▸ **GIVEN EXERCISE**:
Reproduce the material word for word; the images stay out.

========

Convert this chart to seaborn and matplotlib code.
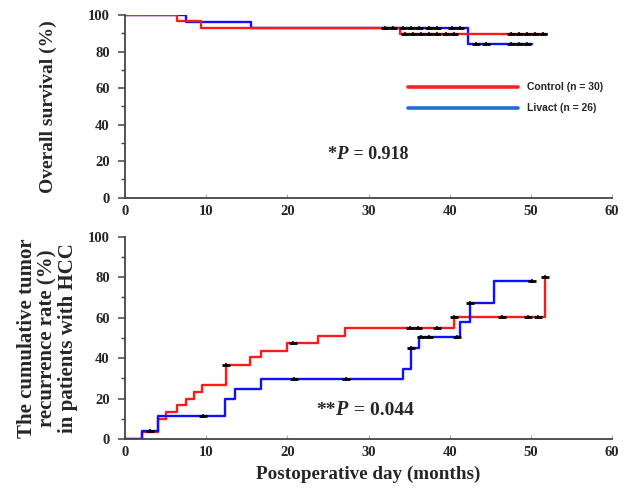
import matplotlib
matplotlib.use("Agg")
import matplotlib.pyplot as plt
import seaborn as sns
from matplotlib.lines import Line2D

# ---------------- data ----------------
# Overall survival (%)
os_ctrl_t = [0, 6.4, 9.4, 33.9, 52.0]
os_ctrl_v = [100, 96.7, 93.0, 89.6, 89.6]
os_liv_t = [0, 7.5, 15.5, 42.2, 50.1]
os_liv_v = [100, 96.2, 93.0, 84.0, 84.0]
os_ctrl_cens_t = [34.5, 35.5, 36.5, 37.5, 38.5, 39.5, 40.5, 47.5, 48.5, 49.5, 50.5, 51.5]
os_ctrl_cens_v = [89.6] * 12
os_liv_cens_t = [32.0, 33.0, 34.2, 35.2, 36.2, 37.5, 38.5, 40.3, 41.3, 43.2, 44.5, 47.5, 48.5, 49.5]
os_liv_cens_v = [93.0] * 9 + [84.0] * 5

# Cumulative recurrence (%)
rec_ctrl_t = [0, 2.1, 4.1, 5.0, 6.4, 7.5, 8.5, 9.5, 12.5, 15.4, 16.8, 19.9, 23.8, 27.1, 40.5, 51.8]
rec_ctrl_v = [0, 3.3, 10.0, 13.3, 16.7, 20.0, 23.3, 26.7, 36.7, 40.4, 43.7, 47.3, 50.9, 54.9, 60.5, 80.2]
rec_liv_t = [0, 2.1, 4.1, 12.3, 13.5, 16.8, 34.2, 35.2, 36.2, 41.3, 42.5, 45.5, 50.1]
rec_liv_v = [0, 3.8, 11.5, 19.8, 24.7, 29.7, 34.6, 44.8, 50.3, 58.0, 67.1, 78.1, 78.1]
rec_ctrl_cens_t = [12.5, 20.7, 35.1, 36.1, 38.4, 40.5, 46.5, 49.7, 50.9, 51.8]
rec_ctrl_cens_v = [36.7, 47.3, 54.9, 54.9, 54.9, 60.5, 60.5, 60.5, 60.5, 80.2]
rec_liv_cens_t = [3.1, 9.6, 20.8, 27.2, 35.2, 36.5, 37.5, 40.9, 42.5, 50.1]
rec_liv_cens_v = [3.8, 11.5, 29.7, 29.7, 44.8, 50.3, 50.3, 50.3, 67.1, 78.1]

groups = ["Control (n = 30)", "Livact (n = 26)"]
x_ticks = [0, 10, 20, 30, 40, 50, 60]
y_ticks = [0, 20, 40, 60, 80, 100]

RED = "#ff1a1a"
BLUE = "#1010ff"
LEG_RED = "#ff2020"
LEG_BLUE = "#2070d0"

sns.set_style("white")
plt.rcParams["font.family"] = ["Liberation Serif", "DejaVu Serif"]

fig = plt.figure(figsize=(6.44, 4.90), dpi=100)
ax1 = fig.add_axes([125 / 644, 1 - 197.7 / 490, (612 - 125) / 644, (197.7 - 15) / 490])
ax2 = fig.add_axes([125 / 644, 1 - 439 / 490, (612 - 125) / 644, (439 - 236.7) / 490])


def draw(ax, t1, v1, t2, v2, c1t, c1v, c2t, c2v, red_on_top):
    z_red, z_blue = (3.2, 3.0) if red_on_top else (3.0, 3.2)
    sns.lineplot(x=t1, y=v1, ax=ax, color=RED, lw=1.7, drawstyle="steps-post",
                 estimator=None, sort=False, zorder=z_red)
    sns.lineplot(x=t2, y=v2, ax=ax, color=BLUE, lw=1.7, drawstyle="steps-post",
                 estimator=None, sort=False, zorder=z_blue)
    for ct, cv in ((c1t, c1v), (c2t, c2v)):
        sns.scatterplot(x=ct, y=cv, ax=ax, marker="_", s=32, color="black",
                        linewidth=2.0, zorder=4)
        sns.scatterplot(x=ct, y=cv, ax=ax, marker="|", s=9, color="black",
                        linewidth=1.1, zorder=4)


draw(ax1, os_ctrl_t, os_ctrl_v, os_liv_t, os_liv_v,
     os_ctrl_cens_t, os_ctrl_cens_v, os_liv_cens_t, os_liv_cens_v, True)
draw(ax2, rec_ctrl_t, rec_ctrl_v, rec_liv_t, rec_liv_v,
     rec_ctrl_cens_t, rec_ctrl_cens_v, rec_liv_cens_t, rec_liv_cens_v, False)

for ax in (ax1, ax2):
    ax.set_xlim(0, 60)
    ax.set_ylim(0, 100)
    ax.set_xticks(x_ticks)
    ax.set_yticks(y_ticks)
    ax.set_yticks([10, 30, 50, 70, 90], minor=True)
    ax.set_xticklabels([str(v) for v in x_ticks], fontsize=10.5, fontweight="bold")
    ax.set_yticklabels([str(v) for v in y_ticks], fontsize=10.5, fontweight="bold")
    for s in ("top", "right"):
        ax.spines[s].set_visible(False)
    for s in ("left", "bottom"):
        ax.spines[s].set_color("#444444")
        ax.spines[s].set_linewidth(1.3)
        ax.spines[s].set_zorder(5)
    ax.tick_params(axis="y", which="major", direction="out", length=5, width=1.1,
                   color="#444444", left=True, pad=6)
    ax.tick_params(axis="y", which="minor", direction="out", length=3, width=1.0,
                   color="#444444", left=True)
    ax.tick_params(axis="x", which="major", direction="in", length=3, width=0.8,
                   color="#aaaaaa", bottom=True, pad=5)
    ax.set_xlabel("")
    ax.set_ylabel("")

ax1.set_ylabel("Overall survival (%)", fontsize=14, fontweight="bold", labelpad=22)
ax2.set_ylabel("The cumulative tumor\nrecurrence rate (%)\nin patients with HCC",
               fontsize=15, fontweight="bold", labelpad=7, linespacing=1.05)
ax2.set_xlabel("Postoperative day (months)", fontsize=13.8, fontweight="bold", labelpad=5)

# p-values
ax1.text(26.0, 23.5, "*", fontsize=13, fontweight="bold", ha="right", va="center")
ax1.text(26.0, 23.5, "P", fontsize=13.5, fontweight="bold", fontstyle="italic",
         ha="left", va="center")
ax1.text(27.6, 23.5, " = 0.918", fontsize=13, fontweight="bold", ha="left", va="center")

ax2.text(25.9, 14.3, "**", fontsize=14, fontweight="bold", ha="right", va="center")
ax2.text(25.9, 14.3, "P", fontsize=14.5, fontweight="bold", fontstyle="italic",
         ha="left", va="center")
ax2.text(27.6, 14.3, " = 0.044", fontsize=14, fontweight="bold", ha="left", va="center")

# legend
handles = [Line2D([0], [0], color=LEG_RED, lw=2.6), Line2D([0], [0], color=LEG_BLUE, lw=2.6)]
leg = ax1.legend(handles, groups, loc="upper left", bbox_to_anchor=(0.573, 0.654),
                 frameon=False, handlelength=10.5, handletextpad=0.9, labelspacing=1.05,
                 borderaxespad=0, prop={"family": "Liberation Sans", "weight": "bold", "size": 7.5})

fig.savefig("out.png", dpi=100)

========

▸ **EXPECTED ANSWER**:
Convert this chart to seaborn and matplotlib code.
import matplotlib
matplotlib.use("Agg")
import matplotlib.pyplot as plt
import seaborn as sns
from matplotlib.lines import Line2D

# ---------------- data ----------------
# Overall survival (%)
os_ctrl_t = [0, 6.4, 9.4, 33.9, 52.0]
os_ctrl_v = [100, 96.7, 93.0, 89.6, 89.6]
os_liv_t = [0, 7.5, 15.5, 42.2, 50.1]
os_liv_v = [100, 96.2, 93.0, 84.0, 84.0]
os_ctrl_cens_t = [34.5, 35.5, 36.5, 37.5, 38.5, 39.5, 40.5, 47.5, 48.5, 49.5, 50.5, 51.5]
os_ctrl_cens_v = [89.6] * 12
os_liv_cens_t = [32.0, 33.0, 34.2, 35.2, 36.2, 37.5, 38.5, 40.3, 41.3, 43.2, 44.5, 47.5, 48.5, 49.5]
os_liv_cens_v = [93.0] * 9 + [84.0] * 5

# Cumulative recurrence (%)
rec_ctrl_t = [0, 2.1, 4.1, 5.0, 6.4, 7.5, 8.5, 9.5, 12.5, 15.4, 16.8, 19.9, 23.8, 27.1, 40.5, 51.8]
rec_ctrl_v = [0, 3.3, 10.0, 13.3, 16.7, 20.0, 23.3, 26.7, 36.7, 40.4, 43.7, 47.3, 50.9, 54.9, 60.5, 80.2]
rec_liv_t = [0, 2.1, 4.1, 12.3, 13.5, 16.8, 34.2, 35.2, 36.2, 41.3, 42.5, 45.5, 50.1]
rec_liv_v = [0, 3.8, 11.5, 19.8, 24.7, 29.7, 34.6, 44.8, 50.3, 58.0, 67.1, 78.1, 78.1]
rec_ctrl_cens_t = [12.5, 20.7, 35.1, 36.1, 38.4, 40.5, 46.5, 49.7, 50.9, 51.8]
rec_ctrl_cens_v = [36.7, 47.3, 54.9, 54.9, 54.9, 60.5, 60.5, 60.5, 60.5, 80.2]
rec_liv_cens_t = [3.1, 9.6, 20.8, 27.2, 35.2, 36.5, 37.5, 40.9, 42.5, 50.1]
rec_liv_cens_v = [3.8, 11.5, 29.7, 29.7, 44.8, 50.3, 50.3, 50.3, 67.1, 78.1]

groups = ["Control (n = 30)", "Livact (n = 26)"]
x_ticks = [0, 10, 20, 30, 40, 50, 60]
y_ticks = [0, 20, 40, 60, 80, 100]

RED = "#ff1a1a"
BLUE = "#1010ff"
LEG_RED = "#ff2020"
LEG_BLUE = "#2070d0"

sns.set_style("white")
plt.rcParams["font.family"] = ["Liberation Serif", "DejaVu Serif"]

fig = plt.figure(figsize=(6.44, 4.90), dpi=100)
ax1 = fig.add_axes([125 / 644, 1 - 197.7 / 490, (612 - 125) / 644, (197.7 - 15) / 490])
ax2 = fig.add_axes([125 / 644, 1 - 439 / 490, (612 - 125) / 644, (439 - 236.7) / 490])


def draw(ax, t1, v1, t2, v2, c1t, c1v, c2t, c2v, red_on_top):
    z_red, z_blue = (3.2, 3.0) if red_on_top else (3.0, 3.2)
    sns.lineplot(x=t1, y=v1, ax=ax, color=RED, lw=1.7, drawstyle="steps-post",
                 estimator=None, sort=False, zorder=z_red)
    sns.lineplot(x=t2, y=v2, ax=ax, color=BLUE, lw=1.7, drawstyle="steps-post",
                 estimator=None, sort=False, zorder=z_blue)
    for ct, cv in ((c1t, c1v), (c2t, c2v)):
        sns.scatterplot(x=ct, y=cv, ax=ax, marker="_", s=32, color="black",
                        linewidth=2.0, zorder=4)
        sns.scatterplot(x=ct, y=cv, ax=ax, marker="|", s=9, color="black",
                        linewidth=1.1, zorder=4)


draw(ax1, os_ctrl_t, os_ctrl_v, os_liv_t, os_liv_v,
     os_ctrl_cens_t, os_ctrl_cens_v, os_liv_cens_t, os_liv_cens_v, True)
draw(ax2, rec_ctrl_t, rec_ctrl_v, rec_liv_t, rec_liv_v,
     rec_ctrl_cens_t, rec_ctrl_cens_v, rec_liv_cens_t, rec_liv_cens_v, False)

for ax in (ax1, ax2):
    ax.set_xlim(0, 60)
    ax.set_ylim(0, 100)
    ax.set_xticks(x_ticks)
    ax.set_yticks(y_ticks)
    ax.set_yticks([10, 30, 50, 70, 90], minor=True)
    ax.set_xticklabels([str(v) for v in x_ticks], fontsize=10.5, fontweight="bold")
    ax.set_yticklabels([str(v) for v in y_ticks], fontsize=10.5, fontweight="bold")
    for s in ("top", "right"):
        ax.spines[s].set_visible(False)
    for s in ("left", "bottom"):
        ax.spines[s].set_color("#444444")
        ax.spines[s].set_linewidth(1.3)
        ax.spines[s].set_zorder(5)
    ax.tick_params(axis="y", which="major", direction="out", length=5, width=1.1,
                   color="#444444", left=True, pad=6)
    ax.tick_params(axis="y", which="minor", direction="out", length=3, width=1.0,
                   color="#444444", left=True)
    ax.tick_params(axis="x", which="major", direction="in", length=3, width=0.8,
                   color="#aaaaaa", bottom=True, pad=5)
    ax.set_xlabel("")
    ax.set_ylabel("")

ax1.set_ylabel("Overall survival (%)", fontsize=14, fontweight="bold", labelpad=22)
ax2.set_ylabel("The cumulative tumor\nrecurrence rate (%)\nin patients with HCC",
               fontsize=15, fontweight="bold", labelpad=7, linespacing=1.05)
ax2.set_xlabel("Postoperative day (months)", fontsize=13.8, fontweight="bold", labelpad=5)

# p-values
ax1.text(26.0, 23.5, "*", fontsize=13, fontweight="bold", ha="right", va="center")
ax1.text(26.0, 23.5, "P", fontsize=13.5, fontweight="bold", fontstyle="italic",
         ha="left", va="center")
ax1.text(27.6, 23.5, " = 0.918", fontsize=13, fontweight="bold", ha="left", va="center")

ax2.text(25.9, 14.3, "**", fontsize=14, fontweight="bold", ha="right", va="center")
ax2.text(25.9, 14.3, "P", fontsize=14.5, fontweight="bold", fontstyle="italic",
         ha="left", va="center")
ax2.text(27.6, 14.3, " = 0.044", fontsize=14, fontweight="bold", ha="left", va="center")

# legend
handles = [Line2D([0], [0], color=LEG_RED, lw=2.6), Line2D([0], [0], color=LEG_BLUE, lw=2.6)]
leg = ax1.legend(handles, groups, loc="upper left", bbox_to_anchor=(0.573, 0.654),
                 frameon=False, handlelength=10.5, handletextpad=0.9, labelspacing=1.05,
                 borderaxespad=0, prop={"family": "Liberation Sans", "weight": "bold", "size": 7.5})

fig.savefig("out.png", dpi=100)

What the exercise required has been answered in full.